Former Ukrainian MP who wanted to 'punch every Russian-speaking person' shot dead

11:07 am on 20 July 2024
Professor and former lawmaker Iryna Farion, who gives online Ukrainian language classes, poses in the western Ukrainian city of Lviv on April 5, 2022. In Lviv, where the national language is predominant, a group of academics is offering free lessons online to those around the country wishing to brush up on their Ukrainian speaking skills. A sizeable minority of Ukrainians speak Russian as their mother tongue, and many more are fluent, but in recent years, increasingly more people have decided to shift linguistic identity in rejection of Russia's politics.
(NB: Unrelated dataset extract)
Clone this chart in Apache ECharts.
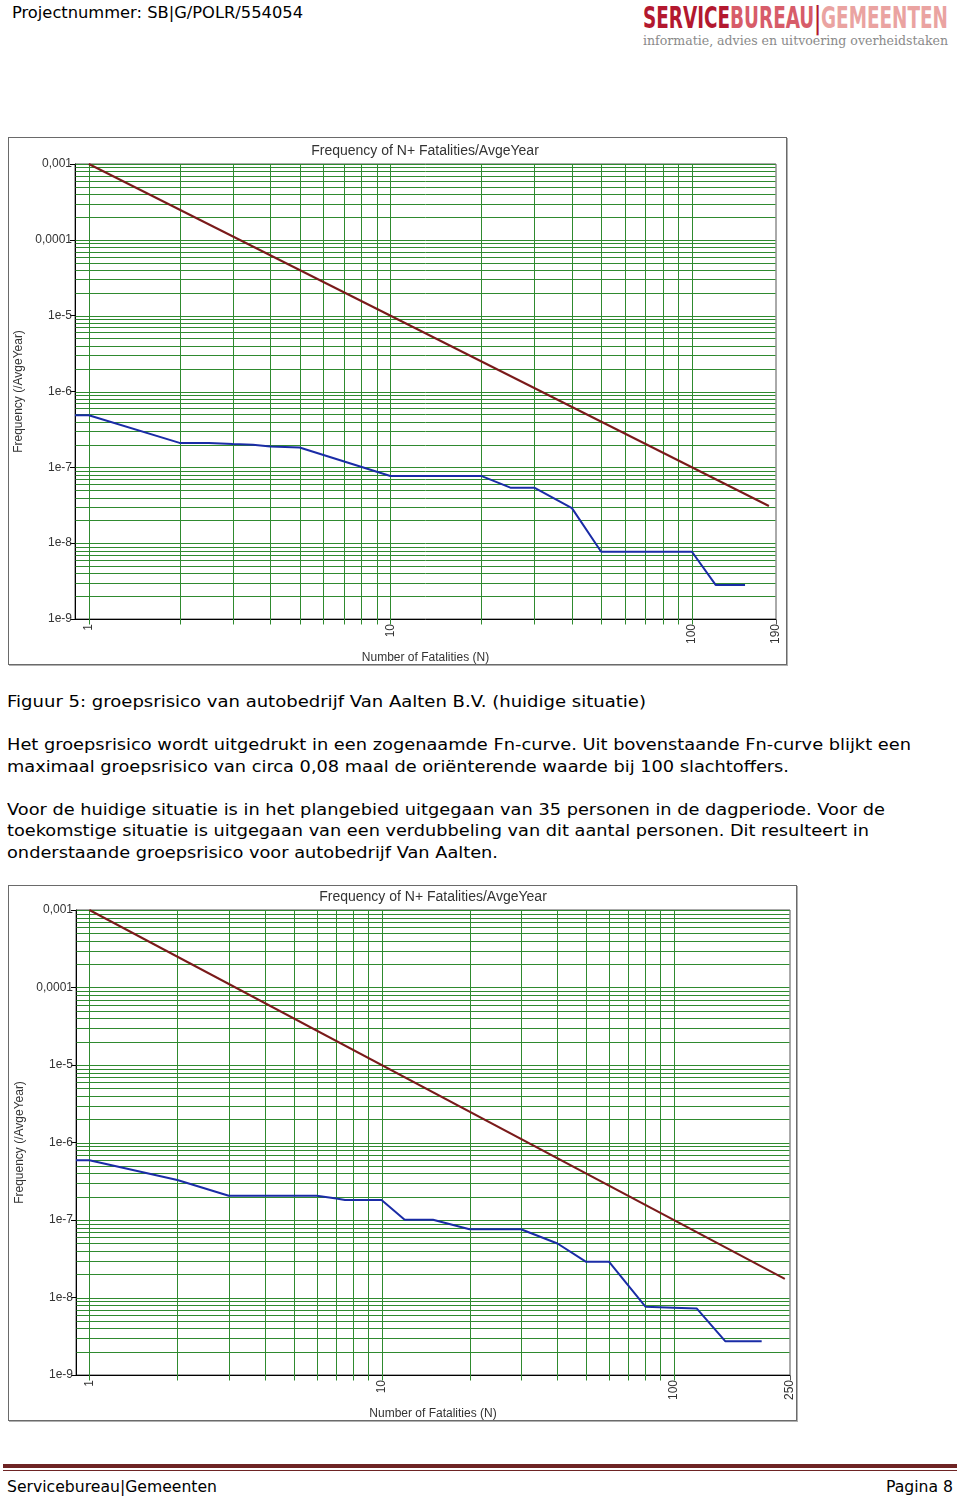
<!DOCTYPE html>
<html>
<head>
<meta charset="utf-8">
<title>Groepsrisico Van Aalten</title>
<script src="https://cdn.jsdelivr.net/npm/echarts@6/dist/echarts.min.js"></script>
<style>
	body {
		margin: 0;
		width: 960px;
		height: 1499px;
		position: relative;
		background: #fff;
		font-family: "DejaVu Sans", Verdana, sans-serif;
		color: #000;
		overflow: hidden;
	}

	.line {
		position: absolute;
		white-space: nowrap;
		transform-origin: left center;
		font-size: 16px;
		line-height: 20px;
		height: 20px;
	}

	.chartbox {
		position: absolute;
		box-sizing: border-box;
		border: 1px solid #6a6a6a;
		box-shadow: 1px 1px 0 #b0b0b0;
		background: #fff;
	}

	.chartbox > div {
		width: 100%;
		height: 100%;
	}

	.logo {
		position: absolute;
		white-space: nowrap;
		transform-origin: left center;
	}

	.rule {
		position: absolute;
		left: 3px;
		width: 954px;
		background: #6e2424;
	}
</style>
</head>
<body>
	<!-- kop -->
	<div class="line" data-w="291" style="left:12px; top:3px; font-size:15px;">Projectnummer: SB|G/POLR/554054</div>
	<div class="logo" data-w="305" style="left:643px; top:1px; height:32px; line-height:32px; font-family:'DejaVu Sans Condensed','DejaVu Sans'; font-weight:bold; font-size:31px;"><span style="color:#b3182f">SERVICE</span><span style="color:#d75c69">BUREAU</span><span style="color:#b3182f">|</span><span style="color:#eaa3a1">GEMEENTEN</span></div>
	<div class="logo" data-w="305" style="left:643px; top:33px; height:16px; line-height:16px; font-family:'DejaVu Serif Condensed','DejaVu Serif'; font-size:13px; color:#8a8a8a;">informatie, advies en uitvoering overheidstaken</div>

	<!-- figuur 5 -->
	<div class="chartbox" style="left:8px; top:137px; width:779px; height:528px;"><div id="chart1"></div></div>

	<div class="line" data-w="639" style="left:7px; top:692px;">Figuur 5: groepsrisico van autobedrijf Van Aalten B.V. (huidige situatie)</div>
	<div class="line" data-w="904" style="left:7px; top:735px;">Het groepsrisico wordt uitgedrukt in een zogenaamde Fn-curve. Uit bovenstaande Fn-curve blijkt een</div>
	<div class="line" data-w="782" style="left:7px; top:757px;">maximaal groepsrisico van circa 0,08 maal de oriënterende waarde bij 100 slachtoffers.</div>
	<div class="line" data-w="878" style="left:7px; top:800px;">Voor de huidige situatie is in het plangebied uitgegaan van 35 personen in de dagperiode. Voor de</div>
	<div class="line" data-w="862" style="left:7px; top:821px;">toekomstige situatie is uitgegaan van een verdubbeling van dit aantal personen. Dit resulteert in</div>
	<div class="line" data-w="491" style="left:7px; top:843px;">onderstaande groepsrisico voor autobedrijf Van Aalten.</div>

	<!-- figuur 6 -->
	<div class="chartbox" style="left:8px; top:885px; width:789px; height:536px;"><div id="chart2"></div></div>

	<!-- voet -->
	<div class="rule" style="top:1464px; height:4px;"></div>
	<div class="rule" style="top:1470px; height:1px;"></div>
	<div class="line" data-w="210" style="left:7px; top:1477px;">Servicebureau|Gemeenten</div>
	<div class="line" data-w="67" style="left:886px; top:1477px;">Pagina 8</div>

<script>
	// Fn-curve huidige situatie (N, frequentie per jaar)
	const fnHuidigN = [0.9, 1, 2, 2.5, 3, 3.5, 4, 5, 10, 20, 25, 30, 40, 50, 100, 120, 150];
	const fnHuidigF = [4.85e-7, 4.85e-7, 2.1e-7, 2.1e-7, 2.03e-7, 1.98e-7, 1.88e-7, 1.83e-7, 7.7e-8, 7.7e-8,
		5.4e-8, 5.4e-8, 2.9e-8, 7.7e-9, 7.7e-9, 2.8e-9, 2.8e-9];
	// orienterende waarde, figuur 5
	const owHuidigN = [1, 180];
	const owHuidigF = [1e-3, 3.09e-8];

	// Fn-curve toekomstige situatie
	const fnToekomstN = [0.9, 1, 2, 3, 6, 7, 7.5, 10, 12, 15, 20, 30, 40, 50, 60, 80, 100, 120, 150, 200];
	const fnToekomstF = [5.9e-7, 5.9e-7, 3.28e-7, 2.06e-7, 2.06e-7, 1.9e-7, 1.81e-7, 1.81e-7, 1.01e-7, 1.01e-7,
		7.6e-8, 7.6e-8, 4.97e-8, 2.9e-8, 2.9e-8, 7.6e-9, 7.4e-9, 7.2e-9, 2.73e-9, 2.73e-9];
	// orienterende waarde, figuur 6
	const owToekomstN = [1, 240];
	const owToekomstF = [1e-3, 1.74e-8];

	// assen
	const xMin = 0.9;
	const yMin = 1e-9;
	const yMax = 1e-3;
	const xLabelsHuidig = [1, 10, 100, 190];
	const xLabelsToekomst = [1, 10, 100, 250];
	const xGridValues = [1, 2, 3, 4, 5, 6, 7, 8, 9, 10, 20, 30, 40, 50, 60, 70, 80, 90, 100];
	const yTickValues = [1e-3, 1e-4, 1e-5, 1e-6, 1e-7, 1e-8, 1e-9];
	const yTickLabels = ['0,001', '0,0001', '1e-5', '1e-6', '1e-7', '1e-8', '1e-9'];
	const yMantissa = [1, 2, 3, 4, 5, 6, 7, 8, 9];

	const chartTitle = 'Frequency of N+ Fatalities/AvgeYear';
	const xName = 'Number of Fatalities (N)';
	const yName = 'Frequency (/AvgeYear)';

	const gridGreen = '#2f8a2f';
	const font = "'Liberation Sans', Arial, sans-serif";

	function pairs(xs, ys) {
		return xs.map((x, i) => [x, ys[i]]);
	}

	// horizontale rasterwaarden 2e-9 .. 1e-3
	function yGridValues() {
		const out = [];
		yTickValues.slice(1).forEach(d => {
			yMantissa.forEach(m => {
				if (m * d > yMin) out.push(m * d);
			});
		});
		out.push(yTickValues[0]);
		return out;
	}

	function crisp(v) {
		return Math.round(v) + 0.5;
	}

	function buildOption(cfg) {
		const xMax = cfg.xLabels[cfg.xLabels.length - 1];
		const xTicks = xGridValues.concat([xMax]);

		return {
			animation: false,
			textStyle: { fontFamily: font },
			title: {
				text: chartTitle,
				left: cfg.titleX,
				top: cfg.titleY,
				textAlign: 'center',
				padding: 0,
				textStyle: { fontSize: 14, fontWeight: 'normal', color: '#333', fontFamily: font }
			},
			grid: {
				left: cfg.grid[0],
				top: cfg.grid[1],
				right: cfg.grid[2],
				bottom: cfg.grid[3],
				containLabel: false,
				outerBoundsMode: 'none',
				show: true,
				borderColor: '#555',
				borderWidth: 1,
				backgroundColor: 'transparent'
			},
			xAxis: {
				type: 'log',
				min: xMin,
				max: xMax,
				name: xName,
				nameLocation: 'middle',
				nameGap: cfg.xNameGap,
				nameTextStyle: { fontSize: 12, color: '#333', fontFamily: font },
				axisLine: { lineStyle: { color: '#000', width: 1 } },
				axisTick: { show: false },
				splitLine: { show: false },
				axisLabel: {
					rotate: 90,
					margin: 5,
					fontSize: 12,
					color: '#333',
					fontFamily: font,
					showMinLabel: true,
					showMaxLabel: true,
					formatter: v => {
						const hit = cfg.xLabels.find(l => Math.abs(Math.log10(l) - Math.log10(v)) < 0.01);
						return hit ? String(hit) : '';
					}
				}
			},
			yAxis: {
				type: 'log',
				min: yMin,
				max: yMax,
				name: yName,
				nameLocation: 'middle',
				nameGap: cfg.yNameGap,
				nameTextStyle: { fontSize: 12, color: '#333', fontFamily: font },
				axisLine: { show: true, lineStyle: { color: '#000', width: 1 } },
				axisTick: { show: true, length: 5, lineStyle: { color: '#000' } },
				splitLine: { show: false },
				axisLabel: {
					margin: 3,
					fontSize: 12,
					color: '#333',
					fontFamily: font,
					formatter: v => {
						const e = Math.round(Math.log10(v));
						const i = yTickValues.findIndex(t => Math.round(Math.log10(t)) === e);
						return i >= 0 ? yTickLabels[i] : '';
					}
				}
			},
			series: [
				{
					// verticaal raster + streepjes onder de x-as
					type: 'custom',
					data: xTicks.map(v => [v, yMin]),
					silent: true,
					clip: false,
					z: 1,
					renderItem: (params, api) => {
						const v = api.value(0);
						const p0 = api.coord([v, yMin]);
						const p1 = api.coord([v, yMax]);
						const x = crisp(p0[0]);
						const edge = v === xMax;
						return {
							type: 'line',
							shape: { x1: x, y1: crisp(p0[1]) + 5, x2: x, y2: edge ? crisp(p0[1]) : crisp(p1[1]) },
							style: { stroke: edge ? '#555' : gridGreen, lineWidth: 1 }
						};
					}
				},
				{
					// horizontaal raster
					type: 'custom',
					data: yGridValues().map(v => [xMin, v]),
					silent: true,
					clip: false,
					z: 1,
					renderItem: (params, api) => {
						const v = api.value(1);
						const p0 = api.coord([xMin, v]);
						const p1 = api.coord([xMax, v]);
						const y = crisp(p0[1]);
						return {
							type: 'line',
							shape: { x1: crisp(p0[0]), y1: y, x2: crisp(p1[0]) - 1, y2: y },
							style: { stroke: gridGreen, lineWidth: 1 }
						};
					}
				},
				{
					name: 'oriënterende waarde',
					type: 'line',
					data: pairs(cfg.owN, cfg.owF),
					symbol: 'none',
					lineStyle: { color: '#7a1a1a', width: 2 },
					z: 3
				},
				{
					name: 'groepsrisico',
					type: 'line',
					data: pairs(cfg.fnN, cfg.fnF),
					symbol: 'none',
					lineStyle: { color: '#1a2ca6', width: 2 },
					z: 4
				}
			]
		};
	}

	const chart1 = echarts.init(document.getElementById('chart1'));
	chart1.setOption(buildOption({
		fnN: fnHuidigN, fnF: fnHuidigF, owN: owHuidigN, owF: owHuidigF,
		xLabels: xLabelsHuidig,
		grid: [66, 26, 10, 45],
		titleX: 416, titleY: 6,
		xNameGap: 30, yNameGap: 47
	}));

	const chart2 = echarts.init(document.getElementById('chart2'));
	chart2.setOption(buildOption({
		fnN: fnToekomstN, fnF: fnToekomstF, owN: owToekomstN, owF: owToekomstF,
		xLabels: xLabelsToekomst,
		grid: [67, 24, 6, 45],
		titleX: 424, titleY: 4,
		xNameGap: 31, yNameGap: 48
	}));

	// tekstregels op de breedte van het origineel zetten
	document.querySelectorAll('[data-w]').forEach(el => {
		const w = el.getBoundingClientRect().width;
		const target = parseFloat(el.dataset.w);
		if (w > 0) el.style.transform = 'scaleX(' + (target / w).toFixed(4) + ')';
	});
</script>
</body>
</html>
Since Russia launched a military invasion on Ukraine in late February, under the pretext of "de-nazifying" its neighbour and protecting Russian speakers there, the trend has soared. (Photo by Yuriy Dyachyshyn / AFP)
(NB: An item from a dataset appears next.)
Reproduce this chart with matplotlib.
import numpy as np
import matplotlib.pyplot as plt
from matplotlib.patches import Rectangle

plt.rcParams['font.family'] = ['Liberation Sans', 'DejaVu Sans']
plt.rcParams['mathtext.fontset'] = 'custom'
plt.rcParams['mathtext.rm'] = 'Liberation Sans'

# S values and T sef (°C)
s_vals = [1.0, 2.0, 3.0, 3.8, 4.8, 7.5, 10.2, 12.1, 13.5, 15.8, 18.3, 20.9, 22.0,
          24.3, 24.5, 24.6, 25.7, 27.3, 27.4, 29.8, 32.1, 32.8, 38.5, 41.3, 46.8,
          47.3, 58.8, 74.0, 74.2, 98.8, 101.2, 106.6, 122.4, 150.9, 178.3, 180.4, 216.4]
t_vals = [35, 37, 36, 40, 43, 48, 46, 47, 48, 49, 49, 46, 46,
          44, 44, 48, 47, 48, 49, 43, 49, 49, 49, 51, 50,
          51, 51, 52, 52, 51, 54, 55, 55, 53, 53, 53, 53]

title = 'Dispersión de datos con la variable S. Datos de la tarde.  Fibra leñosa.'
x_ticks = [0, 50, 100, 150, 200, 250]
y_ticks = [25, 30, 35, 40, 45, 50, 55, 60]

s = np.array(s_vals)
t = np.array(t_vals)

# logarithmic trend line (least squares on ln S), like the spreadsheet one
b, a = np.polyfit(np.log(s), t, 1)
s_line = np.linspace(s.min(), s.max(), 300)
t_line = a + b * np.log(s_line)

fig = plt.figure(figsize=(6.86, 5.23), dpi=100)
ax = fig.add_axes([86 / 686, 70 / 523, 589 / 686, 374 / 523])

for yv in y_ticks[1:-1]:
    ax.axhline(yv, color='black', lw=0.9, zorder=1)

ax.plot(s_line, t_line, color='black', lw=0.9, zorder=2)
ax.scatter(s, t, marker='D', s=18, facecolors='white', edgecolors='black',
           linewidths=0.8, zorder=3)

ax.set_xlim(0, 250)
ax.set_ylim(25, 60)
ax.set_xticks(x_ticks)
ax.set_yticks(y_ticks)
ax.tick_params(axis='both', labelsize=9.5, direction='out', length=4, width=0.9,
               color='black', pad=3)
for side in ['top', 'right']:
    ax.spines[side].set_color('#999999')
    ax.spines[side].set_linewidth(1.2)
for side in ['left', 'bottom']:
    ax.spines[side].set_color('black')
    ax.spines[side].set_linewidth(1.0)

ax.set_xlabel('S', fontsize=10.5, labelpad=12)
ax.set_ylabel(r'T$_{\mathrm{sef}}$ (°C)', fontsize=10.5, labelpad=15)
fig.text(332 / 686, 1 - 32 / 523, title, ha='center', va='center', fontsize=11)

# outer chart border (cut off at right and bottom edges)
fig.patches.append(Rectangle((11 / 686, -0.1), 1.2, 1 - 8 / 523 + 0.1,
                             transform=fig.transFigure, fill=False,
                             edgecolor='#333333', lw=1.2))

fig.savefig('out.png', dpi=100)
Professor and former lawmaker Iryna Farion. Photo: Yuriy Dyachyshyn / AFP

A gunman on Friday shot and killed a nationalist former member of Ukraine's parliament known for vociferous campaigns to defend the Ukrainian language.

Police launched a wide search for the man alleged to have shot Iryna Farion, 60, on a street in the western city of Lviv.

Lviv Regional Governor Maksym Kozytskyi said on Telegram that Farion had died after being taken to hospital. Interior Minister Ihor Klymenko had earlier said that the shooting was being treated as an attempted assassination.

President Volodymyr Zelensky said he was receiving regular reports on efforts to capture the gunman. He said any act of violence was to be condemned.

Farion, a linguist, became a member of the nationalist Svoboda (Freedom) party in 2005 and was elected to parliament in 2012, but failed in subsequent attempts to win a seat. She had also served on Lviv regional council.

She gained notoriety for frequent campaigns to promote the Ukrainian language and discredit public officials who spoke Russian.

In 2018, when Ukraine was fighting Russian-financed separatists who had seized territory in the east, she called for a drive to "punch every Russian-speaking person in the jaw".

In the early months of the February 2022 Russian invasion of Ukraine, Farion denounced Russian-speaking fighters of the Azov regiment who defended the port city of Mariupol for three months.

Although Ukrainian was the sole state language of Ukraine, many residents spoke Russian as a first language, a legacy of Soviet rule, when Ukrainian was under official pressure.

Promoting the language has long been an important issue, with parliament passing legislation to entrench its use in public life and in the service industry.